Y ha muerto como un justo, según la expresión del enfermero de la sala.
¡Volverse atrás!... ¡Apostatar de sus creencias!... No era Delorme de esos. Delorme era un convencido, no era un fanfarrón; los fanfarrones se retractan ante las amenazas que en nombre del más allá les dirige un hábito cualquiera; los convencidos, no. ¡Cómo iba a retroceder en la corta brega de la muerte, quien como Delorme no retrocedió en la pelea larga de la vida!
No, Delorme no era de esos. No retrocedía nunca. Cuando se ha acercado a conquistarle la religión llevando a la muerte por alcahueta, Delorme ha respondido: «No hagas arrumacos, te conozco.» Y cerrando los ojos a la vida y abriendo la sonrisa al porvenir, ha dejado de ser.

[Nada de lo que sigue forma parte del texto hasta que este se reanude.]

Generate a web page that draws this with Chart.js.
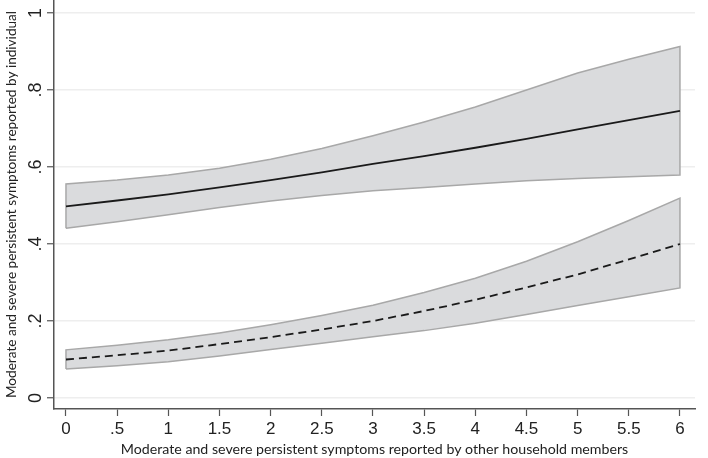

Ha dejado de ser; pero en nosotros queda su memoria para alentarnos y sostenernos; con nosotros queda el recuerdo de aquel hombre que ha luchado cuerpo a cuerpo con la miseria, con el hambre, con el odio, con las persecuciones para caer limpio de toda mancha.
Con nosotros queda y nosotros la veneraremos siempre y le admiraremos siempre también.
¿Que Delorme era casi desconocido por la gente?
¿Que no ha triunfado?
¿Y qué?
En estos combates del ideal el que cae durante la pelea es tan grande como el que triunfa.